| Current mood: | depressed |
| Current music: | i wanna be bad |
miss me!
wow -» already another year has passed! i have alot of good memories from this year, as well as alotta bad ones :(... lol but anyway...so much for the first day of the year... 2day was terrible!
i woke up showered but didnt bother 2 get ready assuming that i wasnt doing anything.... so its like 2:30 when my mom tells me 2 get in the car... ive never gotten ready so fast in my lifee...lol! turns out we were drivin up 2 fishkill to look for houses.. (if it isnt obvious..im moving somewhere up there =[ )..
the car ride was hell... 3 hours just driving with my brothers nd sister, and both parents.. we were just driving up in fishkill nd woppengers for hours..and turns out we didnt look at much.. what a waste!!

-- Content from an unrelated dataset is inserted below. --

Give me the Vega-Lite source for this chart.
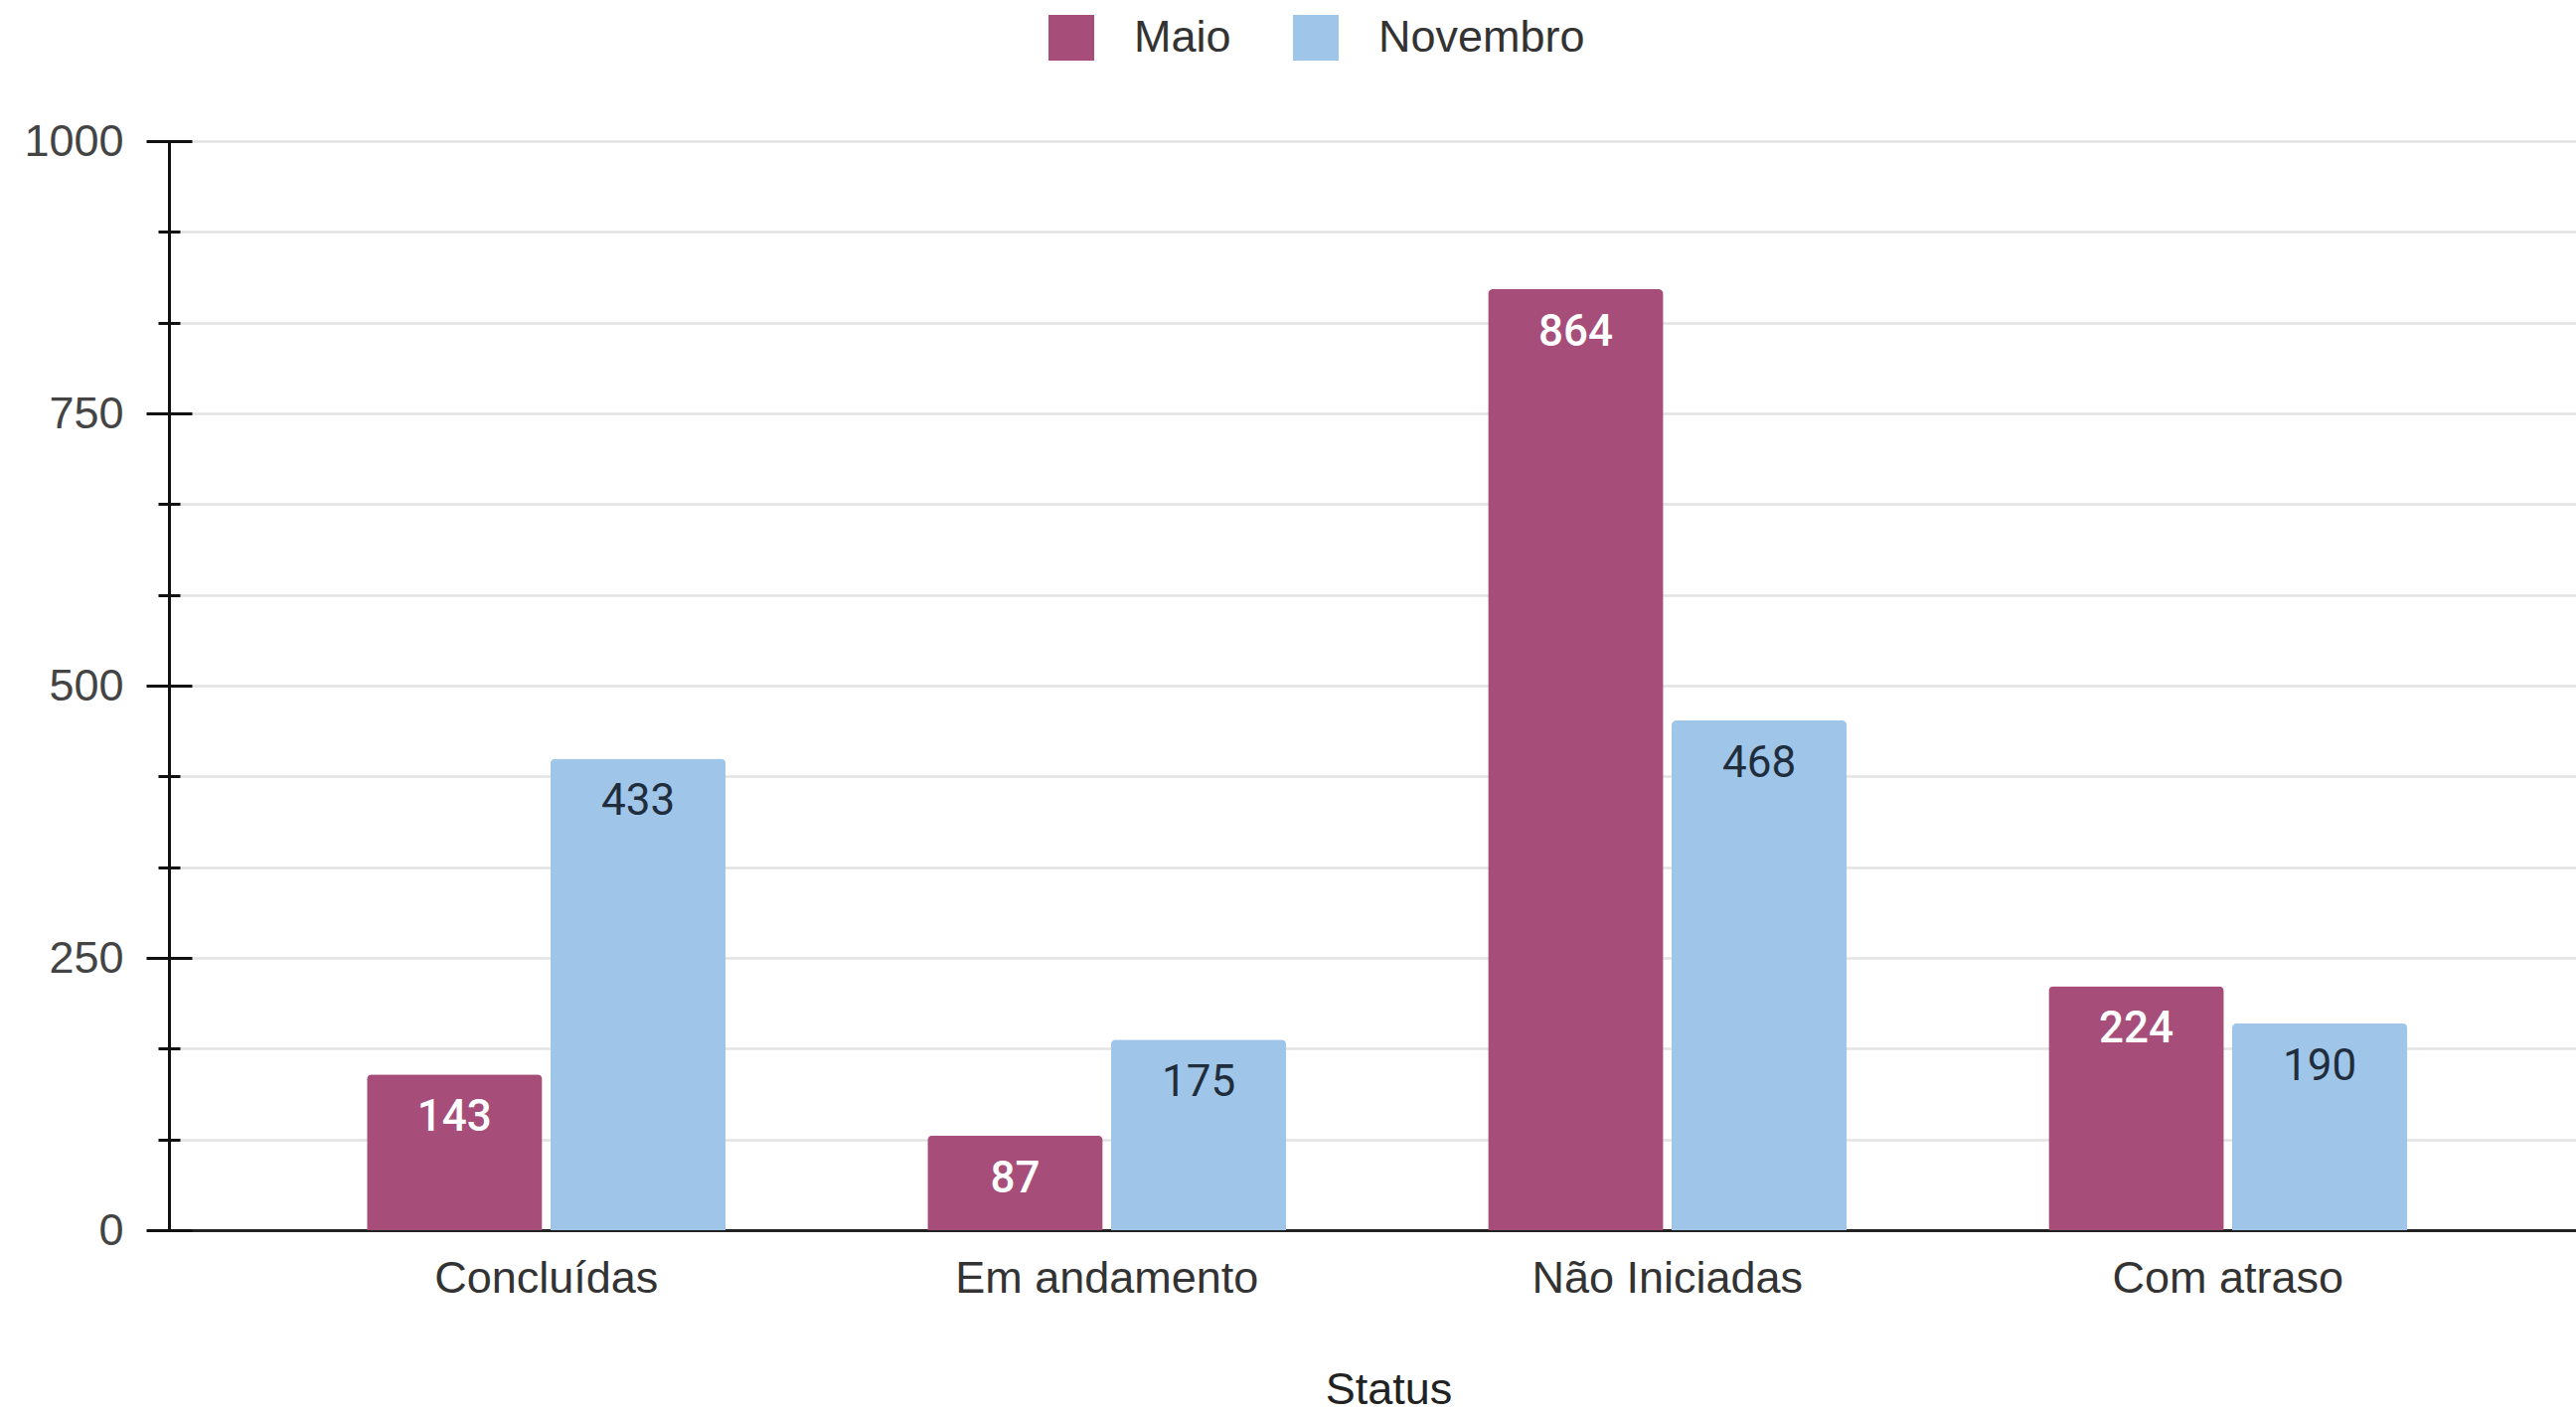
{
  "$schema": "https://vega.github.io/schema/vega-lite/v6.json",
  "width": 2422,
  "height": 1096,
  "autosize": {"type": "none"},
  "padding": {"left": 170, "top": 142, "right": 0, "bottom": 184},
  "background": "white",
  "config": {"font": "Liberation Sans", "view": {"stroke": null}},
  "data": {
    "values": [
      {"status": "Concluídas", "mes": "Maio", "valor": 143},
      {"status": "Concluídas", "mes": "Novembro", "valor": 433},
      {"status": "Em andamento", "mes": "Maio", "valor": 87},
      {"status": "Em andamento", "mes": "Novembro", "valor": 175},
      {"status": "Não Iniciadas", "mes": "Maio", "valor": 864},
      {"status": "Não Iniciadas", "mes": "Novembro", "valor": 468},
      {"status": "Com atraso", "mes": "Maio", "valor": 224},
      {"status": "Com atraso", "mes": "Novembro", "valor": 190}
    ]
  },
  "resolve": {"axis": {"y": "independent"}},
  "layer": [
    {
      "mark": {"type": "bar", "cornerRadiusTopLeft": 5, "cornerRadiusTopRight": 5},
      "encoding": {
        "x": {
          "field": "status",
          "type": "nominal",
          "sort": ["Concluídas", "Em andamento", "Não Iniciadas", "Com atraso"],
          "scale": {"paddingInner": 0.36, "paddingOuter": 0.327, "align": 0.54},
          "axis": {
            "title": "Status",
            "titleFontSize": 45,
            "titleFontWeight": "normal",
            "titleColor": "#222222",
            "titlePadding": 67,
            "titleX": 1227,
            "labelFontSize": 45,
            "labelColor": "#333333",
            "labelPadding": 26,
            "labelLimit": 0,
            "labelAngle": 0,
            "ticks": false,
            "domain": true,
            "domainColor": "#222222",
            "domainWidth": 3,
            "grid": false
          }
        },
        "xOffset": {
          "field": "mes",
          "type": "nominal",
          "sort": ["Maio", "Novembro"],
          "scale": {"paddingInner": 0.045, "paddingOuter": 0}
        },
        "y": {
          "field": "valor",
          "type": "quantitative",
          "scale": {"domain": [0, 1000], "nice": false},
          "axis": {
            "orient": "left",
            "title": null,
            "values": [0, 83.3333, 166.6667, 250, 333.3333, 416.6667, 500, 583.3333, 666.6667, 750, 833.3333, 916.6667, 1000],
            "format": "d",
            "labelExpr": "abs(datum.value % 250) < 0.01 ? datum.label : ''",
            "labelOverlap": false,
            "labelFontSize": 45,
            "labelColor": "#444444",
            "labelPadding": 46,
            "ticks": false,
            "domain": true,
            "domainColor": "#111111",
            "domainWidth": 3,
            "grid": true,
            "gridColor": "#e3e3e3",
            "gridWidth": 2.5
          }
        },
        "color": {
          "field": "mes",
          "type": "nominal",
          "scale": {"domain": ["Maio", "Novembro"], "range": ["#a64d79", "#9fc5e8"]},
          "legend": {
            "orient": "none",
            "legendX": 885,
            "legendY": -127,
            "direction": "horizontal",
            "title": null,
            "padding": 0,
            "symbolType": "square",
            "symbolSize": 2116,
            "symbolStrokeWidth": 0,
            "labelFontSize": 45,
            "labelColor": "#333333",
            "labelLimit": 0,
            "labelOffset": 40,
            "columnPadding": 62
          }
        }
      }
    },
    {
      "transform": [{"filter": "datum.mes === 'Maio'"}],
      "mark": {"type": "text", "baseline": "middle", "dy": 44, "fontSize": 44, "fontWeight": 500, "font": "Roboto", "color": "white"},
      "encoding": {
        "x": {"field": "status", "type": "nominal", "sort": ["Concluídas", "Em andamento", "Não Iniciadas", "Com atraso"]},
        "xOffset": {"field": "mes", "type": "nominal", "sort": ["Maio", "Novembro"]},
        "y": {
          "field": "valor",
          "type": "quantitative",
          "axis": {
            "orient": "left",
            "offset": -23,
            "title": null,
            "values": [0, 250, 500, 750, 1000],
            "tickSize": 46,
            "tickWidth": 3,
            "tickColor": "#111111",
            "domain": false,
            "labels": false,
            "grid": false
          }
        },
        "text": {"field": "valor", "type": "quantitative"}
      }
    },
    {
      "transform": [{"filter": "datum.mes === 'Novembro'"}],
      "mark": {"type": "text", "baseline": "middle", "dy": 44, "fontSize": 44, "fontWeight": 400, "font": "Roboto", "color": "#1f2d3d"},
      "encoding": {
        "x": {"field": "status", "type": "nominal", "sort": ["Concluídas", "Em andamento", "Não Iniciadas", "Com atraso"]},
        "xOffset": {"field": "mes", "type": "nominal", "sort": ["Maio", "Novembro"]},
        "y": {
          "field": "valor",
          "type": "quantitative",
          "axis": {
            "orient": "left",
            "offset": -11,
            "title": null,
            "values": [83.3333, 166.6667, 333.3333, 416.6667, 583.3333, 666.6667, 833.3333, 916.6667],
            "tickSize": 22,
            "tickWidth": 3,
            "tickColor": "#111111",
            "domain": false,
            "labels": false,
            "grid": false
          }
        },
        "text": {"field": "valor", "type": "quantitative"}
      }
    }
  ]
}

grr i really dnt wanna move... while everyone else is excited, im almost to the point of bein depressed!!! i mean i dont like changes, at all... and i hate starting over!! its like im gonna hav a whole new life up there.. imma have 2 make friends, meet people, get used to a whole other highschool, its everything!! i mean ive always seen big beautiful houses and thought "wow i wish i lived in one of them".. but now that i am gettin one of those big beautiful houses.. i dont even care anymore!! id rather live in my little house, on my little street, in the little town of buchanan! its all i kno, and all i planned on knowing!! i didnt plan on moving till i got married or was old enough to get an apartment!! well i guess i better get used to it...cuz i have a feeling that i wont be here much longer...
im gonna miss everything, nd everyonee! i mean sure everyone says "we`ll keep in touch".. but it never happens.. ive moved before and still havent heard from old friends! lol but wut can ya do???
i heard dad talkin on the phone bout an archetect 2day... so i guess thers ::hope::.. small chance but its better that way.. i really hate everything bout this..someone shoot me!